I think I might make this again for Thanksgiving dinner. 🙂 

A large pot filled with golden squash risotto

Squash Risotto

(serves 2 and a bit)

Ingredients

  • 3/4 cup aborio rice
  • 2 tbsp olive oil
  • 2 tbsp butter (use vegan butter to keep this vegan)
  • 1/2 cup pureed pumpkin or squash
  • 1 tsp fresh thyme or sage, chopped fine
  • 1/2 onion, diced
  • 3 cloves garlic, diced
  • 2 tbsp white wine
  • 4-6 cups vegetable stock
  • freshly grated parmesan cheese (optional, or vegan parm)
  • truffle oil (optional, but holy does it make it decadent)
  • salt and pepper to taste

Method: 

  1. In a saucepan, heat the vegetable stock to boiling. Once it’s come to a boil, reduce the heat to a simmer. 
  2. Meanwhile, in a large pot (I used my 6 quart Staub dutch oven) over medium heat, heat the olive oil and 1 tbsp of butter. Add the onions and a generous pinch of salt, stir to coat in the oil, and allow to cook until translucent. You may want to reduce the heat a little if you see the edges  of the onions picking up some caramelization. Once the onions are softened, add the garlic and stir until fragrant. 
  3. Add the rice and stir everything together until the rice is coated in the oil and onions and garlic. Add the squash/pumpkin, herbs, and another pinch of salt. Deglaze the pan with the wine. 
  4. Add a ladle or two of stock to the pan, and allow it to come to a boil.

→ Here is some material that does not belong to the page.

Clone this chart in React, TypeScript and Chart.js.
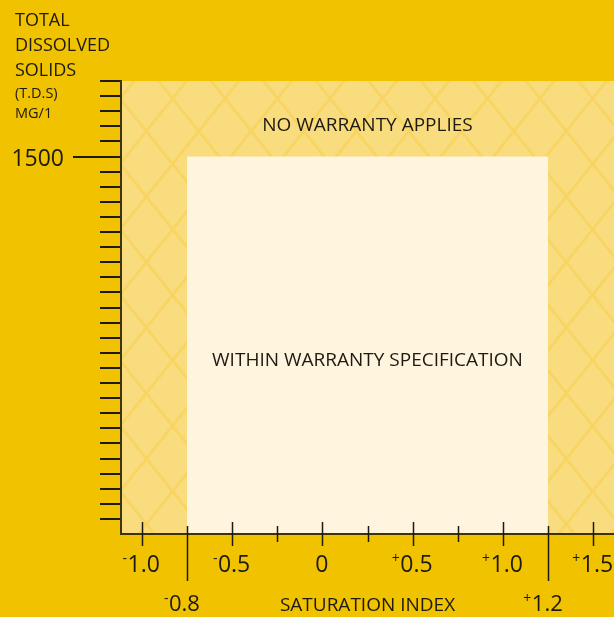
import React, { useEffect, useRef } from 'react';
import { Chart, registerables } from 'chart.js';
Chart.register(...registerables);

// ---- data ----
const xRange = [-1.115, 1.615];
const yRange = [0, 1800];
const yStep = 60;
const yLabelValue = 1500;
const majorTicks = [-1.0, -0.5, 0, 0.5, 1.0, 1.5];
const majorSigns = ['-', '-', '', '+', '+', '+'];
const majorLabels = ['1.0', '0.5', '0', '0.5', '1.0', '1.5'];
const minorTicks = [-0.25, 0.25, 0.75];
const limitTicks = [-0.75, 1.25];
const limitSigns = ['-', '+'];
const limitLabels = ['0.8', '1.2'];
const warrantyTDS = 1500;
const zoneTDS = 1800;
const titleLines = ['TOTAL', 'DISSOLVED', 'SOLIDS'];
const unitLines = ['(T.D.S)', 'MG/1'];
const xTitle = 'SATURATION INDEX';
const zoneText = 'NO WARRANTY APPLIES';
const warrantyText = 'WITHIN WARRANTY SPECIFICATION';

const FONT = '"Open Sans", "DejaVu Sans", sans-serif';
const INK = '#1d1a12';
const GOLD = '#F0C200';

function makePattern(ctx: CanvasRenderingContext2D) {
  const c = document.createElement('canvas');
  c.width = 105;
  c.height = 131;
  const g = c.getContext('2d')!;
  g.fillStyle = '#F9DC7E';
  g.fillRect(0, 0, 105, 131);
  g.strokeStyle = '#F7D560';
  g.lineWidth = 2.6;
  for (let k = -4; k <= 4; k++) {
    const x0 = k * 52.5;
    g.beginPath();
    g.moveTo(x0 - 52.5, -65.5);
    g.lineTo(x0 + 157.5, 196.5);
    g.stroke();
    g.beginPath();
    g.moveTo(x0 + 52.5, -65.5);
    g.lineTo(x0 - 157.5, 196.5);
    g.stroke();
  }
  const p = ctx.createPattern(c, 'repeat')!;
  try {
    p.setTransform(new DOMMatrix().translate(15, 32.9));
  } catch (e) {}
  return p;
}

// draws a number with a small raised sign in front of it, centred on cx
function signedLabel(ctx: CanvasRenderingContext2D, sign: string, num: string, cx: number, base: number, size: number) {
  ctx.font = `${size}px ${FONT}`;
  const numW = ctx.measureText(num).width;
  const signSize = Math.round(size * 0.62);
  let signW = 0;
  if (sign) {
    ctx.font = `${signSize}px ${FONT}`;
    signW = ctx.measureText(sign).width + 0.5;
  }
  const start = cx - (numW + signW) / 2;
  ctx.textAlign = 'left';
  if (sign) {
    ctx.font = `${signSize}px ${FONT}`;
    ctx.fillText(sign, start, base - size * 0.38);
  }
  ctx.font = `${size}px ${FONT}`;
  ctx.fillText(num, start + signW, base);
}

const overlay = {
  id: 'overlay',
  afterDraw(chart: any) {
    const ctx: CanvasRenderingContext2D = chart.ctx;
    const xs = chart.scales.x;
    const ys = chart.scales.y;
    const area = chart.chartArea;
    const axisY = area.bottom;
    const axisX = area.left;
    ctx.save();
    ctx.strokeStyle = INK;
    ctx.fillStyle = INK;

    // y tick marks from the scale's own ticks
    ctx.lineWidth = 2;
    ys.ticks.forEach((t: any) => {
      if (t.value <= yRange[0]) return;
      const py = Math.round(ys.getPixelForValue(t.value));
      const x1 = t.value === yLabelValue ? 73 : 100;
      ctx.beginPath();
      ctx.moveTo(x1, py);
      ctx.lineTo(axisX - 1, py);
      ctx.stroke();
    });

    // x tick marks
    ctx.lineWidth = 1.5;
    const vline = (v: number, a: number, b: number) => {
      const px = Math.round(xs.getPixelForValue(v)) + 0.5;
      ctx.beginPath();
      ctx.moveTo(px, axisY + a);
      ctx.lineTo(px, axisY + b);
      ctx.stroke();
    };
    majorTicks.forEach((v) => vline(v, -12, 12));
    minorTicks.forEach((v) => vline(v, -8, 8));
    limitTicks.forEach((v) => vline(v, -8, 47));

    // labels
    ctx.textBaseline = 'alphabetic';
    ctx.font = `23px ${FONT}`;
    ctx.textAlign = 'right';
    ctx.fillText(String(yLabelValue), 64, Math.round(ys.getPixelForValue(yLabelValue)) + 8.5);

    majorTicks.forEach((v, i) => {
      signedLabel(ctx, majorSigns[i], majorLabels[i], xs.getPixelForValue(v) - 0.5, axisY + 38, 23);
    });
    limitTicks.forEach((v, i) => {
      signedLabel(ctx, limitSigns[i], limitLabels[i], xs.getPixelForValue(v) - 5, axisY + 77, 22);
    });

    ctx.textAlign = 'center';
    ctx.font = `19px ${FONT}`;
    ctx.fillText(xTitle, xs.getPixelForValue(0.25), axisY + 77);
    ctx.fillText(zoneText, xs.getPixelForValue(0.25), ys.getPixelForValue(1629) + 6.8);
    ctx.fillText(warrantyText, xs.getPixelForValue(0.25), ys.getPixelForValue(695) + 6.8);

    ctx.textAlign = 'left';
    ctx.font = `18px ${FONT}`;
    titleLines.forEach((s, i) => ctx.fillText(s, 15, 25.7 + i * 25));
    ctx.font = `14.5px ${FONT}`;
    unitLines.forEach((s, i) => ctx.fillText(s, 15, 98 + i * 20));
    ctx.restore();
  },
};

export default function App() {
  const ref = useRef<HTMLCanvasElement>(null);
  useEffect(() => {
    document.body.style.margin = '0';
    const canvas = ref.current!;
    const ctx = canvas.getContext('2d')!;
    const pattern = makePattern(ctx);
    const chart = new Chart(ctx, {
      type: 'line',
      data: {
        datasets: [
          {
            label: 'Within warranty specification',
            data: [
              { x: limitTicks[0], y: warrantyTDS },
              { x: limitTicks[1], y: warrantyTDS },
            ],
            fill: 'origin',
            backgroundColor: '#FFF4DE',
            borderColor: 'rgba(0,0,0,0)',
            borderWidth: 0,
            pointRadius: 0,
          },
          {
            label: 'No warranty applies',
            data: [
              { x: xRange[0], y: zoneTDS },
              { x: xRange[1], y: zoneTDS },
            ],
            fill: 'origin',
            backgroundColor: pattern as any,
            borderColor: 'rgba(0,0,0,0)',
            borderWidth: 0,
            pointRadius: 0,
          },
        ],
      },
      options: {
        animation: false,
        responsive: false,
        events: [],
        layout: { padding: { top: 81, left: 0, right: 0, bottom: 0 } },
        plugins: { legend: { display: false }, tooltip: { enabled: false }, title: { display: false } },
        scales: {
          x: {
            type: 'linear',
            min: xRange[0],
            max: xRange[1],
            ticks: { display: false, stepSize: 0.25 },
            grid: { display: false, drawTicks: false },
            border: { display: true, color: '#3e3208', width: 2, z: 1 },
            afterFit: (s: any) => {
              s.height = 83;
            },
          },
          y: {
            type: 'linear',
            min: yRange[0],
            max: yRange[1],
            ticks: { display: false, stepSize: yStep },
            grid: { display: false, drawTicks: false },
            border: { display: true, color: '#3e3208', width: 2, z: 1 },
            afterFit: (s: any) => {
              s.width = 121;
            },
          },
        },
      },
      plugins: [overlay],
    } as any);
    return () => chart.destroy();
  }, []);
  return (
    <div style={{ width: 614, height: 617, background: GOLD }}>
      <canvas ref={ref} width={614} height={617} style={{ display: 'block' }} />
    </div>
  );
}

Stir the risotto fairly continuously, adding another ladle of stock as needed (the rice will absorb the stock, and as you’re stirring, if you begin to see the bottom of the pan, add another ladle), until all the stock is in the pan, and the rice isn’t hard in the middle. 
  5. Add the final pat of butter, and the cheese if you’re using it, stir well, and remove from the heat. Test for seasoning and add more salt if needed (remember parmesan cheese is quite salty, so it affects the flavour). Place a lid on and let it sit for a few minutes before serving with additional lashings of grated parmesan cheese and a drizzle of truffle oil (or plain olive oil if you don’t have any).